THE EXERCISE: From the first line of the data below through the line holding "const yTicks = [-2, -1, 0, 1]", output each line exactly and leave the pictures out.

——

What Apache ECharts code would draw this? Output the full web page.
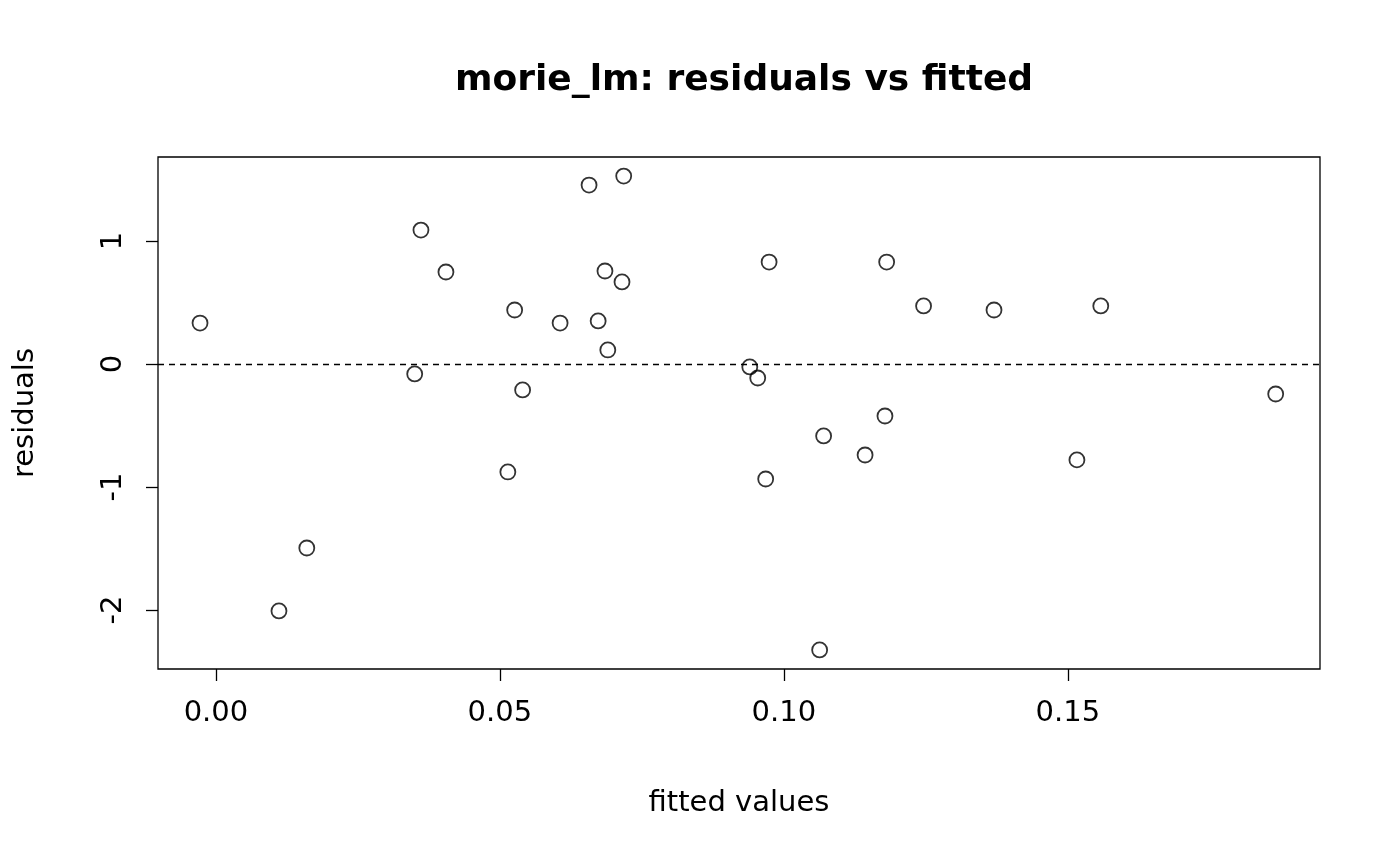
<!DOCTYPE html>
<html>
<head>
<meta charset="utf-8">
<script src="https://cdn.jsdelivr.net/npm/echarts@6/dist/echarts.min.js"></script>
<style>html,body{margin:0;padding:0;background:#fff}#c{width:1400px;height:866px}</style>
</head>
<body>
<div id="c"></div>
<script>
// fitted values vs residuals
const fitted = [-0.0028, 0.0111, 0.0160, 0.0350, 0.0361, 0.0405, 0.0514, 0.0526, 0.0540, 0.0606,
  0.0657, 0.0673, 0.0685, 0.0690, 0.0715, 0.0718, 0.0940, 0.0954, 0.0968, 0.0974,
  0.1063, 0.1070, 0.1143, 0.1178, 0.1181, 0.1246, 0.1370, 0.1516, 0.1558, 0.1866]
const residuals = [0.333, -2.008, -1.496, -0.081, 1.089, 0.748, -0.878, 0.439, -0.211, 0.333,
  1.455, 0.350, 0.756, 0.114, 0.667, 1.528, -0.024, -0.114, -0.935, 0.829,
  -2.325, -0.585, -0.740, -0.423, 0.829, 0.472, 0.439, -0.780, 0.472, -0.244]
const xTicks = [0, 0.05, 0.1, 0.15]
const yTicks = [-2, -1, 0, 1]

const font = 'DejaVu Sans'
const chart = echarts.init(document.getElementById('c'))
chart.setOption({
  animation: false,
  title: {
    text: 'morie_lm: residuals vs fitted',
    left: 739, top: 58, textAlign: 'center',
    textStyle: { fontFamily: font, fontSize: 36, fontWeight: 'bold', color: '#000' },
  },
  grid: { left: 158, right: 80, top: 157, bottom: 197, show: true, borderColor: '#000', borderWidth: 1.3 },
  xAxis: {
    type: 'value', min: -0.0102, max: 0.1944,
    name: 'fitted values', nameLocation: 'middle', nameGap: 120,
    nameTextStyle: { fontFamily: font, fontSize: 29, color: '#000' },
    axisLine: { show: false, onZero: false },
    splitLine: { show: false },
    axisTick: { show: true, length: 12, inside: false, customValues: xTicks, lineStyle: { color: '#000', width: 1.3 } },
    axisLabel: { customValues: xTicks, margin: 30, fontFamily: font, fontSize: 29, color: '#000',
      formatter: v => v.toFixed(2) },
  },
  yAxis: {
    type: 'value', min: -2.48, max: 1.683,
    name: 'residuals', nameLocation: 'middle', nameGap: 118, nameRotate: 90,
    nameTextStyle: { fontFamily: font, fontSize: 29, color: '#000' },
    axisLine: { show: false, onZero: false },
    splitLine: { show: false },
    axisTick: { show: true, length: 12, customValues: yTicks, lineStyle: { color: '#000', width: 1.3 } },
    axisLabel: { customValues: yTicks, rotate: 90, margin: 30, fontFamily: font, fontSize: 29, color: '#000',
      align: 'center', verticalAlign: 'bottom' },
  },
  series: [{
    type: 'scatter',
    data: fitted.map((f, i) => [f, residuals[i]]),
    symbol: 'circle', symbolSize: 15,
    itemStyle: { color: 'rgba(0,0,0,0)', borderColor: '#000', borderWidth: 1.8 },
    markLine: {
      silent: true, symbol: 'none', label: { show: false },
      lineStyle: { color: '#000', type: [6, 5], width: 1.3 },
      data: [{ yAxis: 0 }],
    },
  }],
})
</script>
</body>
</html>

——

ANSWER TO THE EXERCISE:
What Apache ECharts code would draw this? Output the full web page.
<!DOCTYPE html>
<html>
<head>
<meta charset="utf-8">
<script src="https://cdn.jsdelivr.net/npm/echarts@6/dist/echarts.min.js"></script>
<style>html,body{margin:0;padding:0;background:#fff}#c{width:1400px;height:866px}</style>
</head>
<body>
<div id="c"></div>
<script>
// fitted values vs residuals
const fitted = [-0.0028, 0.0111, 0.0160, 0.0350, 0.0361, 0.0405, 0.0514, 0.0526, 0.0540, 0.0606,
  0.0657, 0.0673, 0.0685, 0.0690, 0.0715, 0.0718, 0.0940, 0.0954, 0.0968, 0.0974,
  0.1063, 0.1070, 0.1143, 0.1178, 0.1181, 0.1246, 0.1370, 0.1516, 0.1558, 0.1866]
const residuals = [0.333, -2.008, -1.496, -0.081, 1.089, 0.748, -0.878, 0.439, -0.211, 0.333,
  1.455, 0.350, 0.756, 0.114, 0.667, 1.528, -0.024, -0.114, -0.935, 0.829,
  -2.325, -0.585, -0.740, -0.423, 0.829, 0.472, 0.439, -0.780, 0.472, -0.244]
const xTicks = [0, 0.05, 0.1, 0.15]
const yTicks = [-2, -1, 0, 1]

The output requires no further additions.